How many lines in the records below contain the word "this"? Answer with the number alone.

■ INFORMATION SUPPLIED
::::
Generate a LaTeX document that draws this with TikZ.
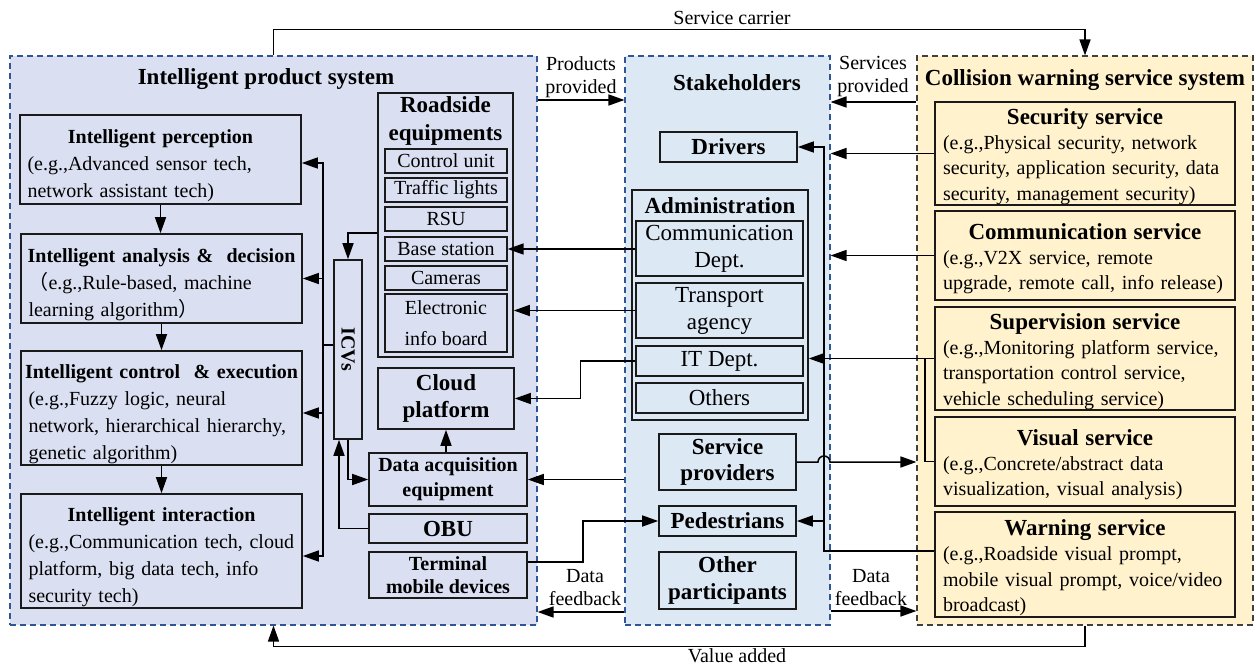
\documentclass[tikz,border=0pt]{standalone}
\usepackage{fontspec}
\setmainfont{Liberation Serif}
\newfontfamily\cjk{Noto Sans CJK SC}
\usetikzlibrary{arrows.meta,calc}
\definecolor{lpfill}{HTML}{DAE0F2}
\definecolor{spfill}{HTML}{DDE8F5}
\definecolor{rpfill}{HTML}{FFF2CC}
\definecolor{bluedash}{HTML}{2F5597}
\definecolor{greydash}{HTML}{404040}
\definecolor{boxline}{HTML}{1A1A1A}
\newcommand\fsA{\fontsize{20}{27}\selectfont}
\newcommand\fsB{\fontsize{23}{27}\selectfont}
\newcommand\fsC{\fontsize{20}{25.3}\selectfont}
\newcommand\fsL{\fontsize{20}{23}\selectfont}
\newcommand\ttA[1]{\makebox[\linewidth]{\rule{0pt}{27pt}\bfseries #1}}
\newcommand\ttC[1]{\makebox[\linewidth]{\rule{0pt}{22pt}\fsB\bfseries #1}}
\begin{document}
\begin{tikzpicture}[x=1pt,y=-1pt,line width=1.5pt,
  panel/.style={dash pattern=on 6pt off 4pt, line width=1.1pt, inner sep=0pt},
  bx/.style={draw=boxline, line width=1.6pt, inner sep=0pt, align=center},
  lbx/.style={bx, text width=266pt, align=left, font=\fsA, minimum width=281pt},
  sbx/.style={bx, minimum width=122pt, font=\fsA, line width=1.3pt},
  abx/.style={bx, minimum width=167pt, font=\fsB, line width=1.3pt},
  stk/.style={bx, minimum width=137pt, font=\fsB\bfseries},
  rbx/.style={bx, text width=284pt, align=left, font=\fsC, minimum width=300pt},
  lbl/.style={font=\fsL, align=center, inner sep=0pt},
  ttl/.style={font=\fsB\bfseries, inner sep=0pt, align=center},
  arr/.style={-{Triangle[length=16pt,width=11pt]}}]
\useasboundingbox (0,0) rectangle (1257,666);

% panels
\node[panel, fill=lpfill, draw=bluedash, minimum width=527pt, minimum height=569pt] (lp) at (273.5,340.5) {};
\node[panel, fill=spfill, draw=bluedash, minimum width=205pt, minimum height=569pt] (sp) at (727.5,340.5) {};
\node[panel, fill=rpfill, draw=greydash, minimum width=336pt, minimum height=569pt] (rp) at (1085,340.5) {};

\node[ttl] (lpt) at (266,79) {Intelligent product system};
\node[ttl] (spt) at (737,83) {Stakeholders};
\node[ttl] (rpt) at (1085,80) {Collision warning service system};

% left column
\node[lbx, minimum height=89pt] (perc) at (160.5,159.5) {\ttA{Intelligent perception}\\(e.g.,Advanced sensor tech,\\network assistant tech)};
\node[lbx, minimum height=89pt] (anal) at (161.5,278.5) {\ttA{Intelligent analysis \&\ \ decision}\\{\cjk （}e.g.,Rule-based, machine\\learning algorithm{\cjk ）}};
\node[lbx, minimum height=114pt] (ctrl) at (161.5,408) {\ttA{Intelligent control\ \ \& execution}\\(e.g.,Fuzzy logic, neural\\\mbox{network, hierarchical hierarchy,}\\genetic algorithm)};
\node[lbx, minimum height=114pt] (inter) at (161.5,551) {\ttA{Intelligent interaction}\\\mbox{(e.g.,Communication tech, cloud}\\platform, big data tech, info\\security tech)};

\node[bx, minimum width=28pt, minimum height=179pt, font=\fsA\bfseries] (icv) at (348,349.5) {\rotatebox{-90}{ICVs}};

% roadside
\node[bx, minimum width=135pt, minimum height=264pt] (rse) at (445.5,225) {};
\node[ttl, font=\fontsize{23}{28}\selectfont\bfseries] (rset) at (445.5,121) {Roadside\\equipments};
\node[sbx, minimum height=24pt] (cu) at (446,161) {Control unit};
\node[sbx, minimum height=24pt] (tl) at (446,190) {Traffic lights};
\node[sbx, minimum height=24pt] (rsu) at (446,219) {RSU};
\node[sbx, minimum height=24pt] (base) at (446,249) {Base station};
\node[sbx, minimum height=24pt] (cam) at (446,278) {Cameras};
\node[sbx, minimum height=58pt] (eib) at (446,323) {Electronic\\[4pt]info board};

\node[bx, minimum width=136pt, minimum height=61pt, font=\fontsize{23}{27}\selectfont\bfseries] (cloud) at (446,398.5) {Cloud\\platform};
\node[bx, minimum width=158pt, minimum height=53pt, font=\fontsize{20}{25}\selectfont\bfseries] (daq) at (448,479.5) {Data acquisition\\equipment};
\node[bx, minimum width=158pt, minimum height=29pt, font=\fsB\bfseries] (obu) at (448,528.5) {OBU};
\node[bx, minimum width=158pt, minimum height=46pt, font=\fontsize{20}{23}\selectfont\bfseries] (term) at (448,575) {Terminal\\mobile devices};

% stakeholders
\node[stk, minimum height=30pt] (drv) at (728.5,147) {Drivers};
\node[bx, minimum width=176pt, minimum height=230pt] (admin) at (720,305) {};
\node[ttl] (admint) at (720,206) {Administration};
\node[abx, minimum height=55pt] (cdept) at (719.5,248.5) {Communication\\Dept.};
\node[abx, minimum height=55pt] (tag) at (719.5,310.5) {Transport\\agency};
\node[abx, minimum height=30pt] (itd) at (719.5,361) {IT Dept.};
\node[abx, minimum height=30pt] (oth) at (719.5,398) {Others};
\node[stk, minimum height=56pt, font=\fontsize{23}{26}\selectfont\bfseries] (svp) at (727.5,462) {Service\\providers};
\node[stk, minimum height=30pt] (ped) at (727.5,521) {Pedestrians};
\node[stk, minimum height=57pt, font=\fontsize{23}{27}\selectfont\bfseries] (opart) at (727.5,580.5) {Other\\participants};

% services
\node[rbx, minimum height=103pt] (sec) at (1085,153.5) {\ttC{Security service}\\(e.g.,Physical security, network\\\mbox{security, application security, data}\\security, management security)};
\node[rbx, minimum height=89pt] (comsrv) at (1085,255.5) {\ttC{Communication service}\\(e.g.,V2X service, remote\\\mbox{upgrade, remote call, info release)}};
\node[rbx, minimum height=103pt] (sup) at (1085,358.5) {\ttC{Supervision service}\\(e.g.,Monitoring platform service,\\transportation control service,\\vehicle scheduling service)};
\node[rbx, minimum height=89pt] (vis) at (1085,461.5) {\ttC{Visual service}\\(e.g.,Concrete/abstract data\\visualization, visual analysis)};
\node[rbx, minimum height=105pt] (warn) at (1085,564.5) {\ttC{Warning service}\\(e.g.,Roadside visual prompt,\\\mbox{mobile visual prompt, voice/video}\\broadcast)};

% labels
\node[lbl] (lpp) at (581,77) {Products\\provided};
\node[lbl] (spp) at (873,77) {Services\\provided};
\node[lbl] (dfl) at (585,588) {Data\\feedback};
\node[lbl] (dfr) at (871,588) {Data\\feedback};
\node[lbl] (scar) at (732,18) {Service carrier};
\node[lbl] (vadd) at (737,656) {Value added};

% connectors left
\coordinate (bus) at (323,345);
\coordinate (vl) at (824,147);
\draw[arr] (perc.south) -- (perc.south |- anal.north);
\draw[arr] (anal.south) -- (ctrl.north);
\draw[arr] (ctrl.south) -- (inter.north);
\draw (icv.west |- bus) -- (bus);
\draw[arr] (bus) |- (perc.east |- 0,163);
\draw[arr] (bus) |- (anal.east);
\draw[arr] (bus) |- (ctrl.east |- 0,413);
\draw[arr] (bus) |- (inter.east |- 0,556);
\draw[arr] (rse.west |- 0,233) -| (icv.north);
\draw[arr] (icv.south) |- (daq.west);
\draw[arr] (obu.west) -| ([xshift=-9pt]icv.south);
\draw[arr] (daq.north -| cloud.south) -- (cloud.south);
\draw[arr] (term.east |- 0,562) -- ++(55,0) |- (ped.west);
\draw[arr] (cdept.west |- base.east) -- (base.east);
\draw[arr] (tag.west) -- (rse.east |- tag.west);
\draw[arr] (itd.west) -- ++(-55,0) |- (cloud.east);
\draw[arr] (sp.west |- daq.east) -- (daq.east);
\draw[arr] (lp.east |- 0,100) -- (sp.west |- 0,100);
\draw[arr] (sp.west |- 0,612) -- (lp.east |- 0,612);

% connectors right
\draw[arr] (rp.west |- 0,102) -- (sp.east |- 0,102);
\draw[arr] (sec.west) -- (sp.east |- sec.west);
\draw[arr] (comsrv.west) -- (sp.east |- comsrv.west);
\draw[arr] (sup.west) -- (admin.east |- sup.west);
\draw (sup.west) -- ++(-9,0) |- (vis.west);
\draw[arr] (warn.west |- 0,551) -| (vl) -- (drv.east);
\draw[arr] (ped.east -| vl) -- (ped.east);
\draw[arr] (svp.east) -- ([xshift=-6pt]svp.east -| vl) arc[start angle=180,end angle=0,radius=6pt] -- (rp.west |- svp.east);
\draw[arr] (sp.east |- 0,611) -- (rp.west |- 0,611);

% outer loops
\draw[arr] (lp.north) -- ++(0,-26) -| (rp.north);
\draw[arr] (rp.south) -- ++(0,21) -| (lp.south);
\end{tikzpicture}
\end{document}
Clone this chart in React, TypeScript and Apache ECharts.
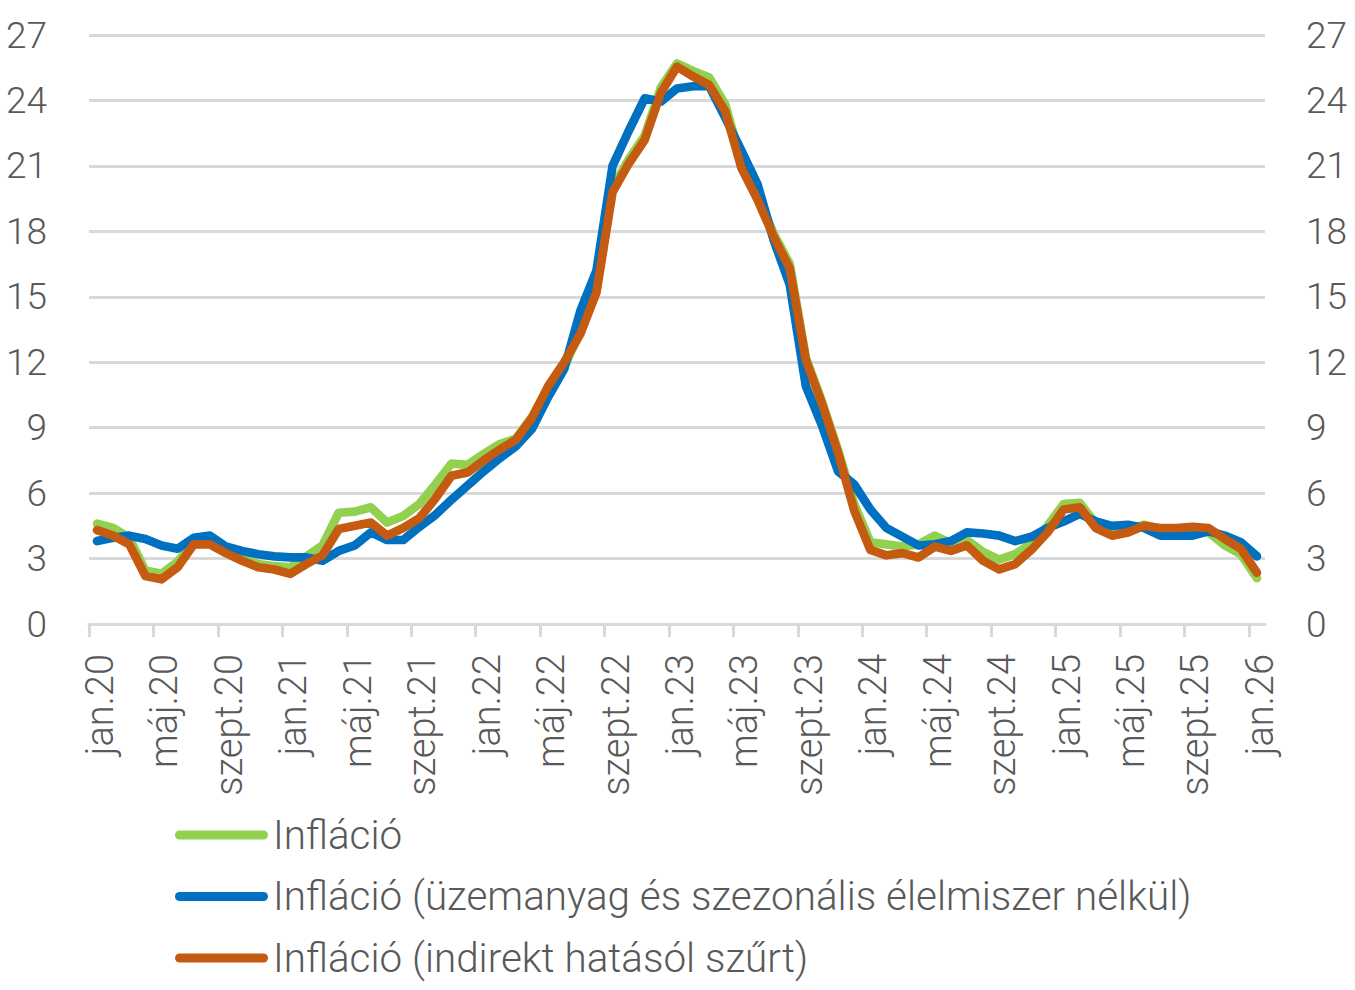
::::
■ EXERCISE RESPONSE
2